(Charts and diagrams as code)

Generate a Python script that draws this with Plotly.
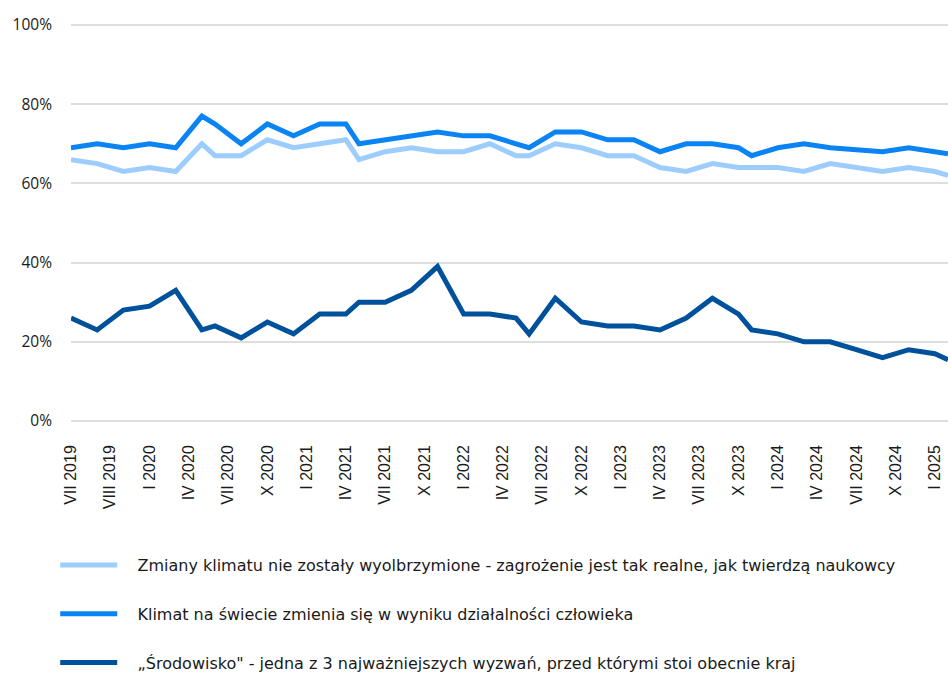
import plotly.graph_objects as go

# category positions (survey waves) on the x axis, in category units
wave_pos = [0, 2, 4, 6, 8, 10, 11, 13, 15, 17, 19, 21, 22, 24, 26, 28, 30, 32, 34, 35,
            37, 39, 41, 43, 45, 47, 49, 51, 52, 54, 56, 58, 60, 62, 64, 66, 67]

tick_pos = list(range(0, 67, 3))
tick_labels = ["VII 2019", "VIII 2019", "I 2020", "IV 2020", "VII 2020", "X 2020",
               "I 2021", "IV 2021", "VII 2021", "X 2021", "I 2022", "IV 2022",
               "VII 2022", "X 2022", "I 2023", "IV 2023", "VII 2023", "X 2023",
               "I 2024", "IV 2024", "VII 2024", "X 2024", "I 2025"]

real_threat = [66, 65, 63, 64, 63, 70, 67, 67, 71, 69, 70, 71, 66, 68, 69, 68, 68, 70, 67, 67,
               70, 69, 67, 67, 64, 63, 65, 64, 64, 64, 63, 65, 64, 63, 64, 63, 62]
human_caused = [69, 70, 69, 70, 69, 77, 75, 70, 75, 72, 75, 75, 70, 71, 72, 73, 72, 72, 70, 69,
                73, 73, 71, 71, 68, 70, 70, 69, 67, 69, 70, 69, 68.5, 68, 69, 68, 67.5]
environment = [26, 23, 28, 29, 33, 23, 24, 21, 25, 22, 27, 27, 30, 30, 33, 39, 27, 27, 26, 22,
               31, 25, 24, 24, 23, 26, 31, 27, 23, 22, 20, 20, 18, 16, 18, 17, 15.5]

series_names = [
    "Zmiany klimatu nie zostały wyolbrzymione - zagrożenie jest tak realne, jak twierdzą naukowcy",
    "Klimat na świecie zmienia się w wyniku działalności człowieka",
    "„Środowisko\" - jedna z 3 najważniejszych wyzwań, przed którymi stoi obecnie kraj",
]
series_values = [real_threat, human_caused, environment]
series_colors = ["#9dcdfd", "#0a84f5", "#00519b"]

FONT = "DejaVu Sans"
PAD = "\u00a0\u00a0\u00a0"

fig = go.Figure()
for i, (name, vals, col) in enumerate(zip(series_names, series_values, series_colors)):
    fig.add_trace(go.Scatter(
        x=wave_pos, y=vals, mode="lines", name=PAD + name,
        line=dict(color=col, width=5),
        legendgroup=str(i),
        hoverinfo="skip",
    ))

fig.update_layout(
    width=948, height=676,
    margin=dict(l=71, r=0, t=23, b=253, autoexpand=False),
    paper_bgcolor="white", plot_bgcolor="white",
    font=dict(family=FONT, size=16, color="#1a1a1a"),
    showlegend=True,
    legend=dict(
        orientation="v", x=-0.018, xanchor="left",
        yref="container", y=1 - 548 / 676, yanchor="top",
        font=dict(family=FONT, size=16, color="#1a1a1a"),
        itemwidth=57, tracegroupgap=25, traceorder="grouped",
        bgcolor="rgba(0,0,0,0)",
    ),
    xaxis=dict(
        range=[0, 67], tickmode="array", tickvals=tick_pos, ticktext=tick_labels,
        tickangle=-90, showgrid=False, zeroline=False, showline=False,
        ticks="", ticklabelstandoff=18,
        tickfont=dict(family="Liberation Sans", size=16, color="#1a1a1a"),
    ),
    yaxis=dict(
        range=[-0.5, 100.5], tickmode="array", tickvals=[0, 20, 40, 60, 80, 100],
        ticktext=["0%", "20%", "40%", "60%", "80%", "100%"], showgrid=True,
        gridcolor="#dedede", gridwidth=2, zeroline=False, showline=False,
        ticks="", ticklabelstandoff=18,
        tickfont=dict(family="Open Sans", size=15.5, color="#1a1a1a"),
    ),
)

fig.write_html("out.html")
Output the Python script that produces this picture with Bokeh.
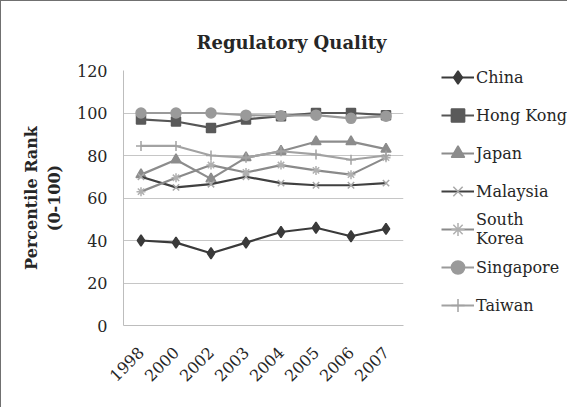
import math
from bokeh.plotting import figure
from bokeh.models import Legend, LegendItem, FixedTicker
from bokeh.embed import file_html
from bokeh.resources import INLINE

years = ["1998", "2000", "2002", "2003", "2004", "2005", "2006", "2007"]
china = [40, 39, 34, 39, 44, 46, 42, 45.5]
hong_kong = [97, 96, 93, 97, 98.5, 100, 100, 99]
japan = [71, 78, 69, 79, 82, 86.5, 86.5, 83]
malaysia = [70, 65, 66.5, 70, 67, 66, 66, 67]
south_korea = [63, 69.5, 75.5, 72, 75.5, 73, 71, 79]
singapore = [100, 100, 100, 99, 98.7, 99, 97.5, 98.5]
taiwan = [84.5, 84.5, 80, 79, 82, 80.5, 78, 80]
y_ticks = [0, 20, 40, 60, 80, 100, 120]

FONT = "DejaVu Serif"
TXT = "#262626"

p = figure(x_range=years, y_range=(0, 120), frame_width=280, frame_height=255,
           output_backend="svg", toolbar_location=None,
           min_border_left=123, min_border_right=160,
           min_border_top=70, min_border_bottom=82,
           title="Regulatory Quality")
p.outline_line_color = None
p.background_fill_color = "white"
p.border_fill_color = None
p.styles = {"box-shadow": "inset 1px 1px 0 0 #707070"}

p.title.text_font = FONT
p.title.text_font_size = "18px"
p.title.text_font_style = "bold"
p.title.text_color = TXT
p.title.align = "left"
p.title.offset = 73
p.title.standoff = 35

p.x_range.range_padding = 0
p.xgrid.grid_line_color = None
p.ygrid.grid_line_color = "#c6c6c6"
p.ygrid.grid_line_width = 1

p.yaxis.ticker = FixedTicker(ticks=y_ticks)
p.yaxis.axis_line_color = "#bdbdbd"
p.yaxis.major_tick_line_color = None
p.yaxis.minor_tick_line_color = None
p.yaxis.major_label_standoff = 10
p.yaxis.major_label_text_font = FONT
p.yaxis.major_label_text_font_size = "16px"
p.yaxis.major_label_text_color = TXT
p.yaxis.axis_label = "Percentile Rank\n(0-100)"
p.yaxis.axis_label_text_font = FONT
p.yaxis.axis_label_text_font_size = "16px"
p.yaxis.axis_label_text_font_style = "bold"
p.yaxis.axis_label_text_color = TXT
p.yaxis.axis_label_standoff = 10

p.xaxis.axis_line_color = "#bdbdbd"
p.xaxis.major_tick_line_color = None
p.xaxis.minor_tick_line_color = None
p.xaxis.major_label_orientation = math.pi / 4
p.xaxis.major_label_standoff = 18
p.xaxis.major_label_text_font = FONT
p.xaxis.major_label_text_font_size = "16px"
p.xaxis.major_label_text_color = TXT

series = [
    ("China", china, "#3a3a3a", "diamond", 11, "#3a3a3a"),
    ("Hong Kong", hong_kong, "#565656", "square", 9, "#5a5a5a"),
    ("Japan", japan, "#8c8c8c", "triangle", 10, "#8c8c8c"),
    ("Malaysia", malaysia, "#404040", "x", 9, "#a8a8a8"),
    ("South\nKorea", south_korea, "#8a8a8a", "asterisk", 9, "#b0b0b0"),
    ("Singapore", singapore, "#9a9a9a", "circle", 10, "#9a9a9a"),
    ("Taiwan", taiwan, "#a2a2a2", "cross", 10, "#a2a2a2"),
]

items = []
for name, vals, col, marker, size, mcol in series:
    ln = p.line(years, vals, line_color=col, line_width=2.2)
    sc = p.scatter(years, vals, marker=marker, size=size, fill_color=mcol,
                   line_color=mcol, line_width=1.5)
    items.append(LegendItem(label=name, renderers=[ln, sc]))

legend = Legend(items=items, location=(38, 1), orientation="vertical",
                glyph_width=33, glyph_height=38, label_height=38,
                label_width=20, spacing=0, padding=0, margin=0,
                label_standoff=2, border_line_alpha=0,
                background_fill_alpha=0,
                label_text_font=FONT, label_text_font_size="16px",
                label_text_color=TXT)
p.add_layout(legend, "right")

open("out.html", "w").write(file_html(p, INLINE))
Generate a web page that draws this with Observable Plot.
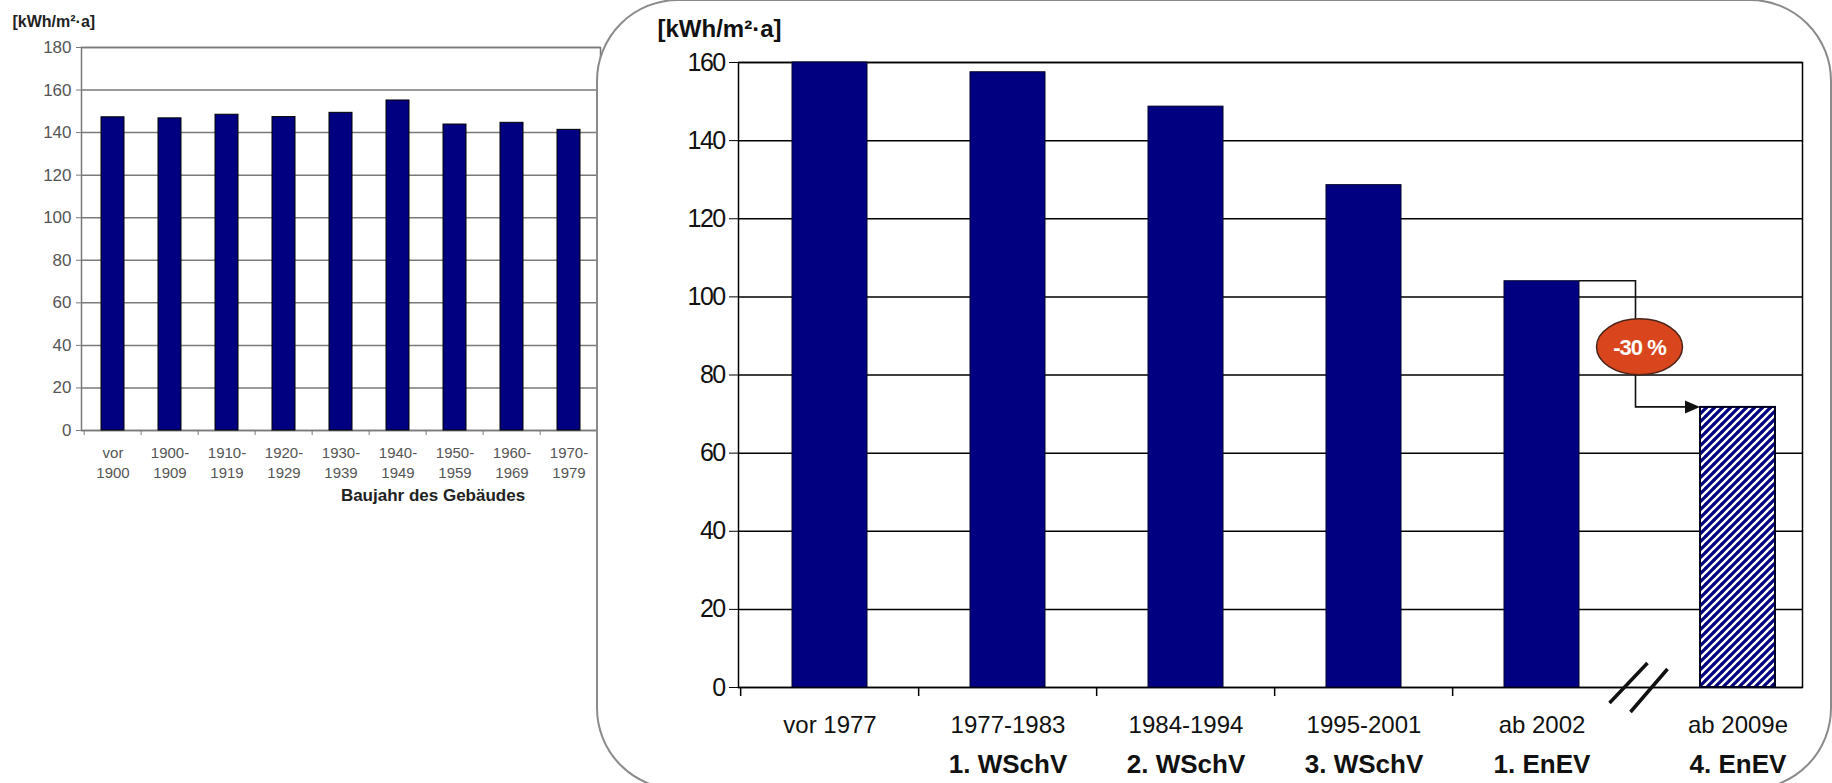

**Task goal**.
Copy the listing over exactly, skipping the pictures it holds.

**Solved exercise**.
Generate a Python script that draws this with Plotly.
import plotly.graph_objects as go

# category positions (survey waves) on the x axis, in category units
wave_pos = [0, 2, 4, 6, 8, 10, 11, 13, 15, 17, 19, 21, 22, 24, 26, 28, 30, 32, 34, 35,
            37, 39, 41, 43, 45, 47, 49, 51, 52, 54, 56, 58, 60, 62, 64, 66, 67]

tick_pos = list(range(0, 67, 3))
tick_labels = ["VII 2019", "VIII 2019", "I 2020", "IV 2020", "VII 2020", "X 2020",
               "I 2021", "IV 2021", "VII 2021", "X 2021", "I 2022", "IV 2022",
               "VII 2022", "X 2022", "I 2023", "IV 2023", "VII 2023", "X 2023",
               "I 2024", "IV 2024", "VII 2024", "X 2024", "I 2025"]

real_threat = [66, 65, 63, 64, 63, 70, 67, 67, 71, 69, 70, 71, 66, 68, 69, 68, 68, 70, 67, 67,
               70, 69, 67, 67, 64, 63, 65, 64, 64, 64, 63, 65, 64, 63, 64, 63, 62]
human_caused = [69, 70, 69, 70, 69, 77, 75, 70, 75, 72, 75, 75, 70, 71, 72, 73, 72, 72, 70, 69,
                73, 73, 71, 71, 68, 70, 70, 69, 67, 69, 70, 69, 68.5, 68, 69, 68, 67.5]
environment = [26, 23, 28, 29, 33, 23, 24, 21, 25, 22, 27, 27, 30, 30, 33, 39, 27, 27, 26, 22,
               31, 25, 24, 24, 23, 26, 31, 27, 23, 22, 20, 20, 18, 16, 18, 17, 15.5]

series_names = [
    "Zmiany klimatu nie zostały wyolbrzymione - zagrożenie jest tak realne, jak twierdzą naukowcy",
    "Klimat na świecie zmienia się w wyniku działalności człowieka",
    "„Środowisko\" - jedna z 3 najważniejszych wyzwań, przed którymi stoi obecnie kraj",
]
series_values = [real_threat, human_caused, environment]
series_colors = ["#9dcdfd", "#0a84f5", "#00519b"]

FONT = "DejaVu Sans"
PAD = "\u00a0\u00a0\u00a0"

fig = go.Figure()
for i, (name, vals, col) in enumerate(zip(series_names, series_values, series_colors)):
    fig.add_trace(go.Scatter(
        x=wave_pos, y=vals, mode="lines", name=PAD + name,
        line=dict(color=col, width=5),
        legendgroup=str(i),
        hoverinfo="skip",
    ))

fig.update_layout(
    width=948, height=676,
    margin=dict(l=71, r=0, t=23, b=253, autoexpand=False),
    paper_bgcolor="white", plot_bgcolor="white",
    font=dict(family=FONT, size=16, color="#1a1a1a"),
    showlegend=True,
    legend=dict(
        orientation="v", x=-0.018, xanchor="left",
        yref="container", y=1 - 548 / 676, yanchor="top",
        font=dict(family=FONT, size=16, color="#1a1a1a"),
        itemwidth=57, tracegroupgap=25, traceorder="grouped",
        bgcolor="rgba(0,0,0,0)",
    ),
    xaxis=dict(
        range=[0, 67], tickmode="array", tickvals=tick_pos, ticktext=tick_labels,
        tickangle=-90, showgrid=False, zeroline=False, showline=False,
        ticks="", ticklabelstandoff=18,
        tickfont=dict(family="Liberation Sans", size=16, color="#1a1a1a"),
    ),
    yaxis=dict(
        range=[-0.5, 100.5], tickmode="array", tickvals=[0, 20, 40, 60, 80, 100],
        ticktext=["0%", "20%", "40%", "60%", "80%", "100%"], showgrid=True,
        gridcolor="#dedede", gridwidth=2, zeroline=False, showline=False,
        ticks="", ticklabelstandoff=18,
        tickfont=dict(family="Open Sans", size=15.5, color="#1a1a1a"),
    ),
)

fig.write_html("out.html")
Output the Python script that produces this picture with Bokeh.
import math
from bokeh.plotting import figure
from bokeh.models import Legend, LegendItem, FixedTicker
from bokeh.embed import file_html
from bokeh.resources import INLINE

years = ["1998", "2000", "2002", "2003", "2004", "2005", "2006", "2007"]
china = [40, 39, 34, 39, 44, 46, 42, 45.5]
hong_kong = [97, 96, 93, 97, 98.5, 100, 100, 99]
japan = [71, 78, 69, 79, 82, 86.5, 86.5, 83]
malaysia = [70, 65, 66.5, 70, 67, 66, 66, 67]
south_korea = [63, 69.5, 75.5, 72, 75.5, 73, 71, 79]
singapore = [100, 100, 100, 99, 98.7, 99, 97.5, 98.5]
taiwan = [84.5, 84.5, 80, 79, 82, 80.5, 78, 80]
y_ticks = [0, 20, 40, 60, 80, 100, 120]

FONT = "DejaVu Serif"
TXT = "#262626"

p = figure(x_range=years, y_range=(0, 120), frame_width=280, frame_height=255,
           output_backend="svg", toolbar_location=None,
           min_border_left=123, min_border_right=160,
           min_border_top=70, min_border_bottom=82,
           title="Regulatory Quality")
p.outline_line_color = None
p.background_fill_color = "white"
p.border_fill_color = None
p.styles = {"box-shadow": "inset 1px 1px 0 0 #707070"}

p.title.text_font = FONT
p.title.text_font_size = "18px"
p.title.text_font_style = "bold"
p.title.text_color = TXT
p.title.align = "left"
p.title.offset = 73
p.title.standoff = 35

p.x_range.range_padding = 0
p.xgrid.grid_line_color = None
p.ygrid.grid_line_color = "#c6c6c6"
p.ygrid.grid_line_width = 1

p.yaxis.ticker = FixedTicker(ticks=y_ticks)
p.yaxis.axis_line_color = "#bdbdbd"
p.yaxis.major_tick_line_color = None
p.yaxis.minor_tick_line_color = None
p.yaxis.major_label_standoff = 10
p.yaxis.major_label_text_font = FONT
p.yaxis.major_label_text_font_size = "16px"
p.yaxis.major_label_text_color = TXT
p.yaxis.axis_label = "Percentile Rank\n(0-100)"
p.yaxis.axis_label_text_font = FONT
p.yaxis.axis_label_text_font_size = "16px"
p.yaxis.axis_label_text_font_style = "bold"
p.yaxis.axis_label_text_color = TXT
p.yaxis.axis_label_standoff = 10

p.xaxis.axis_line_color = "#bdbdbd"
p.xaxis.major_tick_line_color = None
p.xaxis.minor_tick_line_color = None
p.xaxis.major_label_orientation = math.pi / 4
p.xaxis.major_label_standoff = 18
p.xaxis.major_label_text_font = FONT
p.xaxis.major_label_text_font_size = "16px"
p.xaxis.major_label_text_color = TXT

series = [
    ("China", china, "#3a3a3a", "diamond", 11, "#3a3a3a"),
    ("Hong Kong", hong_kong, "#565656", "square", 9, "#5a5a5a"),
    ("Japan", japan, "#8c8c8c", "triangle", 10, "#8c8c8c"),
    ("Malaysia", malaysia, "#404040", "x", 9, "#a8a8a8"),
    ("South\nKorea", south_korea, "#8a8a8a", "asterisk", 9, "#b0b0b0"),
    ("Singapore", singapore, "#9a9a9a", "circle", 10, "#9a9a9a"),
    ("Taiwan", taiwan, "#a2a2a2", "cross", 10, "#a2a2a2"),
]

items = []
for name, vals, col, marker, size, mcol in series:
    ln = p.line(years, vals, line_color=col, line_width=2.2)
    sc = p.scatter(years, vals, marker=marker, size=size, fill_color=mcol,
                   line_color=mcol, line_width=1.5)
    items.append(LegendItem(label=name, renderers=[ln, sc]))

legend = Legend(items=items, location=(38, 1), orientation="vertical",
                glyph_width=33, glyph_height=38, label_height=38,
                label_width=20, spacing=0, padding=0, margin=0,
                label_standoff=2, border_line_alpha=0,
                background_fill_alpha=0,
                label_text_font=FONT, label_text_font_size="16px",
                label_text_color=TXT)
p.add_layout(legend, "right")

open("out.html", "w").write(file_html(p, INLINE))
Generate a web page that draws this with Observable Plot.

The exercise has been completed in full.